Extracted records
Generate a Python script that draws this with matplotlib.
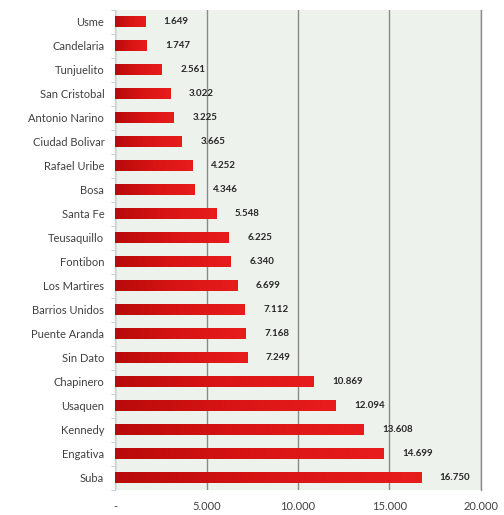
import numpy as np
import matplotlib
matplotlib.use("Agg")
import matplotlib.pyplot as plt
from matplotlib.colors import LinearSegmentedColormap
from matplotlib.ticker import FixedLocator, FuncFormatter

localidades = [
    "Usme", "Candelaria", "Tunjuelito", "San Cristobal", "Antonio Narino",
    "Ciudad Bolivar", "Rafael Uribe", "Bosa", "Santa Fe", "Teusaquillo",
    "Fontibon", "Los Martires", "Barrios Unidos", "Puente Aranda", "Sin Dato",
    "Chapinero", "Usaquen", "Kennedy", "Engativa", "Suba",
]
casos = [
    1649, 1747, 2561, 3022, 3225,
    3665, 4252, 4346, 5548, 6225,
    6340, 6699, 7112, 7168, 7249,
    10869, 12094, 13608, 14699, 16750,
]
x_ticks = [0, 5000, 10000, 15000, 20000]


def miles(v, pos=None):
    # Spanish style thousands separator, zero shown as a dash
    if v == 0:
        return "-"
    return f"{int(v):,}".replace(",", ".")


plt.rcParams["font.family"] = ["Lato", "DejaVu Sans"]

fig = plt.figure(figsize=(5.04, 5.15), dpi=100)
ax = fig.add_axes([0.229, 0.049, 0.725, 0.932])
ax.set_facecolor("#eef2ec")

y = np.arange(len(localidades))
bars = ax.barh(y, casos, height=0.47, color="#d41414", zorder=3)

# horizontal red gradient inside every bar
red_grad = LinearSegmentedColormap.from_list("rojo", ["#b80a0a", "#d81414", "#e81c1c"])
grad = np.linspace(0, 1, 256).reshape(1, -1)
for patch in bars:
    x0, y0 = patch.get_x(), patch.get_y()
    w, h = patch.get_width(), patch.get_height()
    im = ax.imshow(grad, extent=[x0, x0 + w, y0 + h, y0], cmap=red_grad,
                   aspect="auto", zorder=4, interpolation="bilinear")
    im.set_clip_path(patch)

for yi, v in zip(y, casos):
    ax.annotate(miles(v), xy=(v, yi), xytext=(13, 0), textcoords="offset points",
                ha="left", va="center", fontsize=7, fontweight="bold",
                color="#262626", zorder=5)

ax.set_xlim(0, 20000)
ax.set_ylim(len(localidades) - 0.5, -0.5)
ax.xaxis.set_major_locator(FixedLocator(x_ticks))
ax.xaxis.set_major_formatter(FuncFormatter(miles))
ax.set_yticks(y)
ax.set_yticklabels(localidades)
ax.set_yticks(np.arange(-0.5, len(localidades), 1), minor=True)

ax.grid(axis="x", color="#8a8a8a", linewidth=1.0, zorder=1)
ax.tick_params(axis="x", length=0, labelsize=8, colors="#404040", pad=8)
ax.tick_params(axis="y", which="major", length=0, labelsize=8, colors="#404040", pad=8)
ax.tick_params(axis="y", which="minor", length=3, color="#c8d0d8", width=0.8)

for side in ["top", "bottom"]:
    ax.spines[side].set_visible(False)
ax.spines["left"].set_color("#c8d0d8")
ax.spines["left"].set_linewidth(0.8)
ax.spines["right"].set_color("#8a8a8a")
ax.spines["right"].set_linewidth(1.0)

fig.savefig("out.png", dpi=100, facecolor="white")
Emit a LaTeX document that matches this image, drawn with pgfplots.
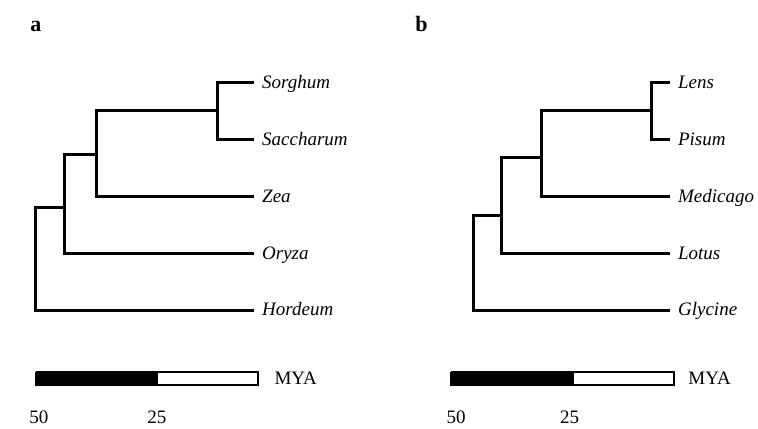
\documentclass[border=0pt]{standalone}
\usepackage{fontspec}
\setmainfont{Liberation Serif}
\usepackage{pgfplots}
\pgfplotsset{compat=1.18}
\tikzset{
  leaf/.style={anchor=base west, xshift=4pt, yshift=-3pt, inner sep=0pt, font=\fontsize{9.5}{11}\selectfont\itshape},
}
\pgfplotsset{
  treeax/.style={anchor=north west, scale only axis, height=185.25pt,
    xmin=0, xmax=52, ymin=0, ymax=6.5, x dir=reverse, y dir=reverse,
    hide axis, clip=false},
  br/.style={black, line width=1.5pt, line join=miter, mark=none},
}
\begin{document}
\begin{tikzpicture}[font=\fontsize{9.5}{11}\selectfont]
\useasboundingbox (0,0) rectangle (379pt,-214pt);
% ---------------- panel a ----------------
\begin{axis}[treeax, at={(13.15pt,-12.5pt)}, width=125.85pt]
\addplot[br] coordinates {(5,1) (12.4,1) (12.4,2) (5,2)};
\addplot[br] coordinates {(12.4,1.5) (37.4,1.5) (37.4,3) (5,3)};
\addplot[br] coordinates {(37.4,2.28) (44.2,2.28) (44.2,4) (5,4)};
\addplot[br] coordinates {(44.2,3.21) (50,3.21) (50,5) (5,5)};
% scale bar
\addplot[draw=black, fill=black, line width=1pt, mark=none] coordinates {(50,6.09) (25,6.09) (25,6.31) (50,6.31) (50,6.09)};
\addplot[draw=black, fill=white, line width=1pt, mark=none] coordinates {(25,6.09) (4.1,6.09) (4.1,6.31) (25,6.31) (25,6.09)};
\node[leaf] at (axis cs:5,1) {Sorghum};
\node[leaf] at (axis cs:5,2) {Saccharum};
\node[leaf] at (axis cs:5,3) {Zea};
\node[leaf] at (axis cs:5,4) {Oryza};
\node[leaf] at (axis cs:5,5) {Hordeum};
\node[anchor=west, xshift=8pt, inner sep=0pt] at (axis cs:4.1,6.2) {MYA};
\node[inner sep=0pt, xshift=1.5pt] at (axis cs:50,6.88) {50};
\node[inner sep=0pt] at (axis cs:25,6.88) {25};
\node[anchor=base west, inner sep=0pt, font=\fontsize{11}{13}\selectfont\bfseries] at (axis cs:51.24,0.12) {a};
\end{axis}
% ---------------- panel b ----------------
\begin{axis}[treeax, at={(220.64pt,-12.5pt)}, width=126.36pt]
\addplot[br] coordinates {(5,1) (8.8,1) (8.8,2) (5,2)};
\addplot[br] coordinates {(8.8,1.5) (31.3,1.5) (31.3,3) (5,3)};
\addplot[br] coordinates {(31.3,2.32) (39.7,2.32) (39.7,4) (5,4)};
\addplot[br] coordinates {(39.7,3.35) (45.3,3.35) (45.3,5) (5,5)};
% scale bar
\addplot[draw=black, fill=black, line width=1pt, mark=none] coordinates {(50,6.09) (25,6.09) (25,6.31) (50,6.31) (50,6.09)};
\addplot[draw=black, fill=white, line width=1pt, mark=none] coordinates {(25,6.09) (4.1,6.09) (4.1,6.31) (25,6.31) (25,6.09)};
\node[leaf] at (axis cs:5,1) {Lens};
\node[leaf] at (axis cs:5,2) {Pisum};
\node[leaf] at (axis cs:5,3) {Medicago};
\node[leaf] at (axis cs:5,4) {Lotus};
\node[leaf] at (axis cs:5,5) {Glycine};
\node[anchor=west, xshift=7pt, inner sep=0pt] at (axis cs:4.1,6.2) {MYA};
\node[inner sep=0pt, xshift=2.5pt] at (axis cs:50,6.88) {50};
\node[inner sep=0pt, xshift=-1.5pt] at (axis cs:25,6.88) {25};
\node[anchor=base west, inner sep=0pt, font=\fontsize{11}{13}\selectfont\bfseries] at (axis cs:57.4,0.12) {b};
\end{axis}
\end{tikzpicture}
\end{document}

Request
Produce an exact copy of each line of data, skipping embedded images.

Result for this task
Generate a Python script that draws this with matplotlib.
import numpy as np
import matplotlib
matplotlib.use("Agg")
import matplotlib.pyplot as plt
from matplotlib.colors import LinearSegmentedColormap
from matplotlib.ticker import FixedLocator, FuncFormatter

localidades = [
    "Usme", "Candelaria", "Tunjuelito", "San Cristobal", "Antonio Narino",
    "Ciudad Bolivar", "Rafael Uribe", "Bosa", "Santa Fe", "Teusaquillo",
    "Fontibon", "Los Martires", "Barrios Unidos", "Puente Aranda", "Sin Dato",
    "Chapinero", "Usaquen", "Kennedy", "Engativa", "Suba",
]
casos = [
    1649, 1747, 2561, 3022, 3225,
    3665, 4252, 4346, 5548, 6225,
    6340, 6699, 7112, 7168, 7249,
    10869, 12094, 13608, 14699, 16750,
]
x_ticks = [0, 5000, 10000, 15000, 20000]


def miles(v, pos=None):
    # Spanish style thousands separator, zero shown as a dash
    if v == 0:
        return "-"
    return f"{int(v):,}".replace(",", ".")


plt.rcParams["font.family"] = ["Lato", "DejaVu Sans"]

fig = plt.figure(figsize=(5.04, 5.15), dpi=100)
ax = fig.add_axes([0.229, 0.049, 0.725, 0.932])
ax.set_facecolor("#eef2ec")

y = np.arange(len(localidades))
bars = ax.barh(y, casos, height=0.47, color="#d41414", zorder=3)

# horizontal red gradient inside every bar
red_grad = LinearSegmentedColormap.from_list("rojo", ["#b80a0a", "#d81414", "#e81c1c"])
grad = np.linspace(0, 1, 256).reshape(1, -1)
for patch in bars:
    x0, y0 = patch.get_x(), patch.get_y()
    w, h = patch.get_width(), patch.get_height()
    im = ax.imshow(grad, extent=[x0, x0 + w, y0 + h, y0], cmap=red_grad,
                   aspect="auto", zorder=4, interpolation="bilinear")
    im.set_clip_path(patch)

for yi, v in zip(y, casos):
    ax.annotate(miles(v), xy=(v, yi), xytext=(13, 0), textcoords="offset points",
                ha="left", va="center", fontsize=7, fontweight="bold",
                color="#262626", zorder=5)

ax.set_xlim(0, 20000)
ax.set_ylim(len(localidades) - 0.5, -0.5)
ax.xaxis.set_major_locator(FixedLocator(x_ticks))
ax.xaxis.set_major_formatter(FuncFormatter(miles))
ax.set_yticks(y)
ax.set_yticklabels(localidades)
ax.set_yticks(np.arange(-0.5, len(localidades), 1), minor=True)

ax.grid(axis="x", color="#8a8a8a", linewidth=1.0, zorder=1)
ax.tick_params(axis="x", length=0, labelsize=8, colors="#404040", pad=8)
ax.tick_params(axis="y", which="major", length=0, labelsize=8, colors="#404040", pad=8)
ax.tick_params(axis="y", which="minor", length=3, color="#c8d0d8", width=0.8)

for side in ["top", "bottom"]:
    ax.spines[side].set_visible(False)
ax.spines["left"].set_color("#c8d0d8")
ax.spines["left"].set_linewidth(0.8)
ax.spines["right"].set_color("#8a8a8a")
ax.spines["right"].set_linewidth(1.0)

fig.savefig("out.png", dpi=100, facecolor="white")
Emit a LaTeX document that matches this image, drawn with pgfplots.
\documentclass[border=0pt]{standalone}
\usepackage{fontspec}
\setmainfont{Liberation Serif}
\usepackage{pgfplots}
\pgfplotsset{compat=1.18}
\tikzset{
  leaf/.style={anchor=base west, xshift=4pt, yshift=-3pt, inner sep=0pt, font=\fontsize{9.5}{11}\selectfont\itshape},
}
\pgfplotsset{
  treeax/.style={anchor=north west, scale only axis, height=185.25pt,
    xmin=0, xmax=52, ymin=0, ymax=6.5, x dir=reverse, y dir=reverse,
    hide axis, clip=false},
  br/.style={black, line width=1.5pt, line join=miter, mark=none},
}
\begin{document}
\begin{tikzpicture}[font=\fontsize{9.5}{11}\selectfont]
\useasboundingbox (0,0) rectangle (379pt,-214pt);
% ---------------- panel a ----------------
\begin{axis}[treeax, at={(13.15pt,-12.5pt)}, width=125.85pt]
\addplot[br] coordinates {(5,1) (12.4,1) (12.4,2) (5,2)};
\addplot[br] coordinates {(12.4,1.5) (37.4,1.5) (37.4,3) (5,3)};
\addplot[br] coordinates {(37.4,2.28) (44.2,2.28) (44.2,4) (5,4)};
\addplot[br] coordinates {(44.2,3.21) (50,3.21) (50,5) (5,5)};
% scale bar
\addplot[draw=black, fill=black, line width=1pt, mark=none] coordinates {(50,6.09) (25,6.09) (25,6.31) (50,6.31) (50,6.09)};
\addplot[draw=black, fill=white, line width=1pt, mark=none] coordinates {(25,6.09) (4.1,6.09) (4.1,6.31) (25,6.31) (25,6.09)};
\node[leaf] at (axis cs:5,1) {Sorghum};
\node[leaf] at (axis cs:5,2) {Saccharum};
\node[leaf] at (axis cs:5,3) {Zea};
\node[leaf] at (axis cs:5,4) {Oryza};
\node[leaf] at (axis cs:5,5) {Hordeum};
\node[anchor=west, xshift=8pt, inner sep=0pt] at (axis cs:4.1,6.2) {MYA};
\node[inner sep=0pt, xshift=1.5pt] at (axis cs:50,6.88) {50};
\node[inner sep=0pt] at (axis cs:25,6.88) {25};
\node[anchor=base west, inner sep=0pt, font=\fontsize{11}{13}\selectfont\bfseries] at (axis cs:51.24,0.12) {a};
\end{axis}
% ---------------- panel b ----------------
\begin{axis}[treeax, at={(220.64pt,-12.5pt)}, width=126.36pt]
\addplot[br] coordinates {(5,1) (8.8,1) (8.8,2) (5,2)};
\addplot[br] coordinates {(8.8,1.5) (31.3,1.5) (31.3,3) (5,3)};
\addplot[br] coordinates {(31.3,2.32) (39.7,2.32) (39.7,4) (5,4)};
\addplot[br] coordinates {(39.7,3.35) (45.3,3.35) (45.3,5) (5,5)};
% scale bar
\addplot[draw=black, fill=black, line width=1pt, mark=none] coordinates {(50,6.09) (25,6.09) (25,6.31) (50,6.31) (50,6.09)};
\addplot[draw=black, fill=white, line width=1pt, mark=none] coordinates {(25,6.09) (4.1,6.09) (4.1,6.31) (25,6.31) (25,6.09)};
\node[leaf] at (axis cs:5,1) {Lens};
\node[leaf] at (axis cs:5,2) {Pisum};
\node[leaf] at (axis cs:5,3) {Medicago};
\node[leaf] at (axis cs:5,4) {Lotus};
\node[leaf] at (axis cs:5,5) {Glycine};
\node[anchor=west, xshift=7pt, inner sep=0pt] at (axis cs:4.1,6.2) {MYA};
\node[inner sep=0pt, xshift=2.5pt] at (axis cs:50,6.88) {50};
\node[inner sep=0pt, xshift=-1.5pt] at (axis cs:25,6.88) {25};
\node[anchor=base west, inner sep=0pt, font=\fontsize{11}{13}\selectfont\bfseries] at (axis cs:57.4,0.12) {b};
\end{axis}
\end{tikzpicture}
\end{document}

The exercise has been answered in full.